Lessons Surfacing In Waukesha Water Plan Delay
The Freeman reports -- a paid subscription required -- that there is more delay in Waukesha's application to the DNR for a Lake Michigan water diversion.
This is not a surprise, as the city was told repeatedly that it had chosen the most complex legal path possible for a new water supply, that delays would be expected and necessary in part because many hearings were required - - and that includes reviews and hearings in seven other states, and two Canadian provinces, too.
And that's assuming there will be no litigation - - an impossibility.
So we are now also seeing the inauthenticity inherent in the city's bally-hooed 18-month planning "buffer" by which time it had wanted questions resolved in Wisconsin and the DNR review completed. It began finishing up the application, in earnest, in 2010.
I am told the DNR needs at least until 2013 - - barring more substantial questions bound to arise in a project of this scale, a precedent-setter internationally that can be vetoed by a single Great Lakes state relying its own history, process and interpretation of the Great Lakes Compact.

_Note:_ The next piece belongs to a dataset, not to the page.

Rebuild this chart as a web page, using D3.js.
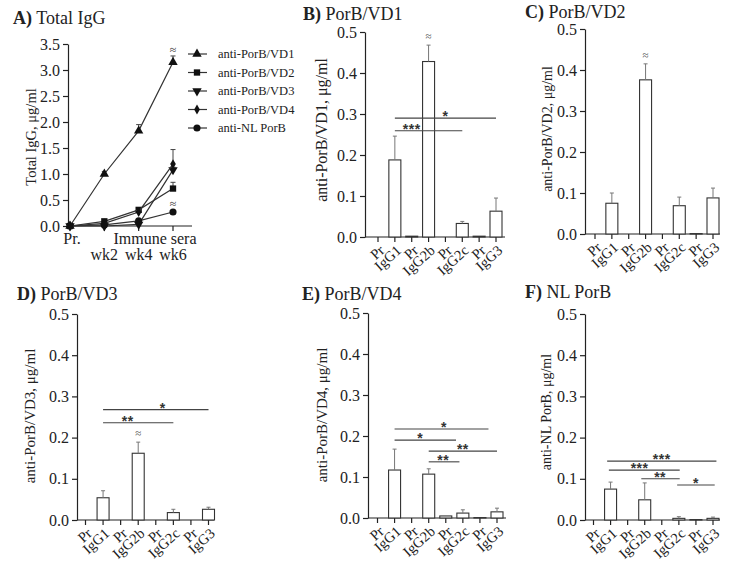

That buffer now looks, at best, like a tactical flub by the city and Water Utility.
Also clear: the consequences of the Counci's politicized-drama in rushing the application to the DNR which led directly to 49 substantial questions posed by the DNR even before agency environmental impact parameters could begin to unfold.
(Still to be heard from: the neighboring, less-developed Town of Waukesha, much of which the City of Waukesha absorbs by fiat and a map drawn by the unelected Southeastern Wisconsin Regional Planning Commission into the City's proposed Lake Michigan water delivery area - - without the Town's approval to date. Might the Town, if it accepts the City's application, have to comply with all the Great Lake Compact's mandates, like a water conservation plan acceptable to the DNR and all the other states? What do town residents think of the escalating city water rate structure? Might the Town actually need its own application, hearing and review procedures, since it would be getting Lake Michigan water, though it is outside the Great Lakes basin?)
No wonder the buffer time frame is gone.
If anything, the City needed to take more drafting time, or better yet, time to examine alternatives and discuss with the neighbors roping them into the plan. Instead, Waukesha is in self-hoisted petard time now.
Waukesha cannot jam the Great Lakes process, or the potential supplier-cities, or the DNR, where de-regulation is now in style, though surely the Walkerites now in charge wish they could favor Waukesha with the no-hearings/360-day permit process envisioned in the Assembly's mining and wetlands giveaway bills.
Waukesha must meet a fixed, no-do-over 2018 compliance deadline for the daily provision of radium-free water.
But a few shallow wells and good equipment on the existing deep wells, plus conservation in a city where there is declining consumption can get Waukesha to full, affordable compliance without years of regulatory and legal barriers and possible defeat pursuing Great Lakes water.